The famous Roman Wall, which, in former times, protected southern Britain from the ravages of the northern tribes, exhibits, at this day, remains more entire, and forms a subject of study more interesting than is generally supposed.
Two authors of great learning have treated of this renowned structure—Horsley, in the Britannia Romana, and Hodgson, in the last volume of his History of Northumberland. Both are treatises of considerable size, and both are, to a certain extent, rare. The Britannia Romana, moreover, describes the Wall, not as it is, but as it was more than a century ago. Hodgson’s work is of recent date, and forms a valuable storehouse of nearly all that is known upon the subject. The mind, however, of that amiable man and zealous antiquary was, at the time of its preparation, bending under the weight of his ill-requited labours, and he has failed to present his ample materials to the reader in that condensed and well-arranged form which distinguishes his previous volumes, and without which a book on antiquities will not arrest the attention of the general reader.
The following work may be regarded as introductory to the elaborate productions of Horsley and Hodgson.

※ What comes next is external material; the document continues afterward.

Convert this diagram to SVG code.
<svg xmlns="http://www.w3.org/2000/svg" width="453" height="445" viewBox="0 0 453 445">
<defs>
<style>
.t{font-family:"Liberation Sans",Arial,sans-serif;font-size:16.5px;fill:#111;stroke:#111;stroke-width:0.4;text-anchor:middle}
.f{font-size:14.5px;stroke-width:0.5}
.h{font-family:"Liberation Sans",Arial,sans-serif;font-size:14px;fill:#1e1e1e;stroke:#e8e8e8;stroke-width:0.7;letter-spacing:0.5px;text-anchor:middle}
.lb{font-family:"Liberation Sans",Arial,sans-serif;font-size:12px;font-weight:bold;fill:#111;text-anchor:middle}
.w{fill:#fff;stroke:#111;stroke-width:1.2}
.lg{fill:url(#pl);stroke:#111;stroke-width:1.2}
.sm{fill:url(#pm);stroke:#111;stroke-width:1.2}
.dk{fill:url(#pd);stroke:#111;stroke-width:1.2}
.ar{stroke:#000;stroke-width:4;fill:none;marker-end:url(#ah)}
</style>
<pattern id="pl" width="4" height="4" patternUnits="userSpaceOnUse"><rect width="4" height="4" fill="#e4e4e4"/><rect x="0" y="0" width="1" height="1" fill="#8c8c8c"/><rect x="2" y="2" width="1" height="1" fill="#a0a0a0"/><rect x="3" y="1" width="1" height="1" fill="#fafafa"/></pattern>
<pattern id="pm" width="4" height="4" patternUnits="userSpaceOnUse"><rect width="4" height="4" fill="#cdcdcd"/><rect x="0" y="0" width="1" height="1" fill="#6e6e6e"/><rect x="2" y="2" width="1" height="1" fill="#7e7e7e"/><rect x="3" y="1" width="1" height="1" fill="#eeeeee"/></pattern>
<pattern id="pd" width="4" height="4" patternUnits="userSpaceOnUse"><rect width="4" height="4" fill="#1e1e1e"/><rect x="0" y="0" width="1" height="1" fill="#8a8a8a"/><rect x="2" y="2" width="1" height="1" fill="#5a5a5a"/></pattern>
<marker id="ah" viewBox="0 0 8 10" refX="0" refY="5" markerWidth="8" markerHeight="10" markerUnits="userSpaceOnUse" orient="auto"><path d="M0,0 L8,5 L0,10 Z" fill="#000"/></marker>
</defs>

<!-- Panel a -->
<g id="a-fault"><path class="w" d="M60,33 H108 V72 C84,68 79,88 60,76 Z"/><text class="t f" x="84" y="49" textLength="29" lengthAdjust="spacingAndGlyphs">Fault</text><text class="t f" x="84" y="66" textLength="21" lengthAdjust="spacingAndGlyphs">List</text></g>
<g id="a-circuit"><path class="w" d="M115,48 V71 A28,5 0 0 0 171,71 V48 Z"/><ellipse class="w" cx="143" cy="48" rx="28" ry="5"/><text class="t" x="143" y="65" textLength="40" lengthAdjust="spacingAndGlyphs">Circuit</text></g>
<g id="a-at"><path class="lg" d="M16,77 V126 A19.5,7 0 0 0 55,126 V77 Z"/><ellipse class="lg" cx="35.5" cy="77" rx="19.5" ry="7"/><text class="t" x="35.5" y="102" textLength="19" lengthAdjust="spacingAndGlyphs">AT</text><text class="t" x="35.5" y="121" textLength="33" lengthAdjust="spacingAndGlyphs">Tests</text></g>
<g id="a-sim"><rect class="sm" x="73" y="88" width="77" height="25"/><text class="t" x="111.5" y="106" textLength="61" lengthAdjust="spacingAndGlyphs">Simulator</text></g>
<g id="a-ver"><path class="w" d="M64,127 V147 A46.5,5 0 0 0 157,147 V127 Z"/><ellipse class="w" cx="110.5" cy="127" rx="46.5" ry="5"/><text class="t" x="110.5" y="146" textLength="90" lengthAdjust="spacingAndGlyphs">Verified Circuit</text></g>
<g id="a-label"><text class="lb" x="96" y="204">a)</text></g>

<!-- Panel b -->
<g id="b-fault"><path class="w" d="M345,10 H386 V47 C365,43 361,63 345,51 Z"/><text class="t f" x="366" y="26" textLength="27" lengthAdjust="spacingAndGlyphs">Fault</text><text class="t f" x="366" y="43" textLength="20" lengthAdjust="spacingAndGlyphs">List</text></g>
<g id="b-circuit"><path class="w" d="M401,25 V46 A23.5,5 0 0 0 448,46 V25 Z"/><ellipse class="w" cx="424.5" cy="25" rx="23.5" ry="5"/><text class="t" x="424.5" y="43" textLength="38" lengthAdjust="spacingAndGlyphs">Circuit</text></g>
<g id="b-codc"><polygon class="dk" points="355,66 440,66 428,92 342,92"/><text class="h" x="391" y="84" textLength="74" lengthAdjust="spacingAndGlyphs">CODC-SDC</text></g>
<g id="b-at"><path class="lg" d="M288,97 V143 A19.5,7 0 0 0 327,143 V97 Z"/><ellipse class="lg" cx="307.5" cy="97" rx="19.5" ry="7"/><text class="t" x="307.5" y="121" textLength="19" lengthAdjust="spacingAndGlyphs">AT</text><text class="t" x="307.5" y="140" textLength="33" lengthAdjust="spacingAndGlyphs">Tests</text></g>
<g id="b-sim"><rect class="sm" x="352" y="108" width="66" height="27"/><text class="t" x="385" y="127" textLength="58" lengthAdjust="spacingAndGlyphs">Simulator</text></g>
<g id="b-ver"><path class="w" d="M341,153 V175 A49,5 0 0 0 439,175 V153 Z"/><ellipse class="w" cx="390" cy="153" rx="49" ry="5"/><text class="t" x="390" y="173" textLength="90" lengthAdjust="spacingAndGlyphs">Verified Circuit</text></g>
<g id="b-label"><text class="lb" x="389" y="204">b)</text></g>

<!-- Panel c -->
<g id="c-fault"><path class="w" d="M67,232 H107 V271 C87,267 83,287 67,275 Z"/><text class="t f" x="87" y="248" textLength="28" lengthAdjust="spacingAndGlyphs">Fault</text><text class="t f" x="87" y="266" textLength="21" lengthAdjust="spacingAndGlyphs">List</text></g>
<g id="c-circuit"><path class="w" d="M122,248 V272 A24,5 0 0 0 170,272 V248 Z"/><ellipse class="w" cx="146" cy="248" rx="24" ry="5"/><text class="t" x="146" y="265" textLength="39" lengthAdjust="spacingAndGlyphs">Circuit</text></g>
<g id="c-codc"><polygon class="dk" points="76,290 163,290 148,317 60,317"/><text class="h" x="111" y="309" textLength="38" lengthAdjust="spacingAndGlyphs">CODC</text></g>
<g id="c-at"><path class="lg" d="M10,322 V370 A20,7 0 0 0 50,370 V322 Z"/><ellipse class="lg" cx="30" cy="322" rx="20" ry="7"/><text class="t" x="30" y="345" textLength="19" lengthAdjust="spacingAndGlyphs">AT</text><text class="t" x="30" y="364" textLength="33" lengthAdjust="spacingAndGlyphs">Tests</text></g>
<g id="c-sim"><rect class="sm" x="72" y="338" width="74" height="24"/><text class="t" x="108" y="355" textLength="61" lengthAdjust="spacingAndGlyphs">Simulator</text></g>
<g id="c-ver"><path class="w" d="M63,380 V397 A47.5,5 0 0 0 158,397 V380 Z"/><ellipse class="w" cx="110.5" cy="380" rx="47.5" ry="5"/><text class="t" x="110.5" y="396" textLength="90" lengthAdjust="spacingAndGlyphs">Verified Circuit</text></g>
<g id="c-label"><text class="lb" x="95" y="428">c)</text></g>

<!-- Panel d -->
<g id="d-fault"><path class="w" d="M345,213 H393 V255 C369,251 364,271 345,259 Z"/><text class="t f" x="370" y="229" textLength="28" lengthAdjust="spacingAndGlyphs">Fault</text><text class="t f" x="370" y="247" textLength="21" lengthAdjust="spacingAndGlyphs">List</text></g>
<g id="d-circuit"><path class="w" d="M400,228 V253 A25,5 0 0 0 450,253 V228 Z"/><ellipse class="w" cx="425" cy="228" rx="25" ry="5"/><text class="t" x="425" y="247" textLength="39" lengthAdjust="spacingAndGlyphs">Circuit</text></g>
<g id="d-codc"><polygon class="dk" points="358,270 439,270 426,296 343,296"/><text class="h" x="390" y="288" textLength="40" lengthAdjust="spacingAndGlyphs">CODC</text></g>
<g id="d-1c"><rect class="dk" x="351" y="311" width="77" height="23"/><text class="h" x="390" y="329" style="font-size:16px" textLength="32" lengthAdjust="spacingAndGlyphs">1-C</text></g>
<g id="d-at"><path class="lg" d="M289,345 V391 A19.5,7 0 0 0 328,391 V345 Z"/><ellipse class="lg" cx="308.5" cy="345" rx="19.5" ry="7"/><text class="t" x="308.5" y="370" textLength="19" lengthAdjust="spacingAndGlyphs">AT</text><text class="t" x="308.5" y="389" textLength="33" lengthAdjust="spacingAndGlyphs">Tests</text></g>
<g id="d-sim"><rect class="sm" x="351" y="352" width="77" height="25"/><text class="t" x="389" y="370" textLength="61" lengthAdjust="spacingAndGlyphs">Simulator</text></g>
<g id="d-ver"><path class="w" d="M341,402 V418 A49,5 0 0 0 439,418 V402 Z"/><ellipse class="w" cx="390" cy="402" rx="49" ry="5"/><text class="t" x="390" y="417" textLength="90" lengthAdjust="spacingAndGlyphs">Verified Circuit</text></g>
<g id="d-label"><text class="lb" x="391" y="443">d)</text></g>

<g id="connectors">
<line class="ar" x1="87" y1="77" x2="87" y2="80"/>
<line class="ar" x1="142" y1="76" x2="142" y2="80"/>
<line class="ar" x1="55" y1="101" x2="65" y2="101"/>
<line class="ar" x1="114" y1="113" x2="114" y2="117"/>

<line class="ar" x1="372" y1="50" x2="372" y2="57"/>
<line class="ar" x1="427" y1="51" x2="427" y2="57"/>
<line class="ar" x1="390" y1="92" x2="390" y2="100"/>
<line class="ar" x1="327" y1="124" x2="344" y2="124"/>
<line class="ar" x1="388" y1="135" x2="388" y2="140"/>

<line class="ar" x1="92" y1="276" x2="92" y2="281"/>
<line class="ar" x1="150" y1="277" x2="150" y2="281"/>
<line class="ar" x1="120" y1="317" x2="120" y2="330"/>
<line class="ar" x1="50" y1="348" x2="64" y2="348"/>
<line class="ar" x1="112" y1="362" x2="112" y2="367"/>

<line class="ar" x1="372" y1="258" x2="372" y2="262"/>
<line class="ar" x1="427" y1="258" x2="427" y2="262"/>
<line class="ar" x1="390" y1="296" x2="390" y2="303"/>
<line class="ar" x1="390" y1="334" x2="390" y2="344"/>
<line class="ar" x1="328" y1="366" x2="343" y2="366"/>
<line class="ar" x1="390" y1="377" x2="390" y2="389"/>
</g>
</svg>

The reader is not assumed to be acquainted with the technicalities of archæology; and, at each advancing step the information is supplied which may render his course easy. I have not attempted, in the last part of the work, to enumerate all the altars and inscribed stones which have been found upon the line of the Wall, but have made a selection of those which are most likely to interest the general reader, and to give him a correct idea of the nature and value of these remains.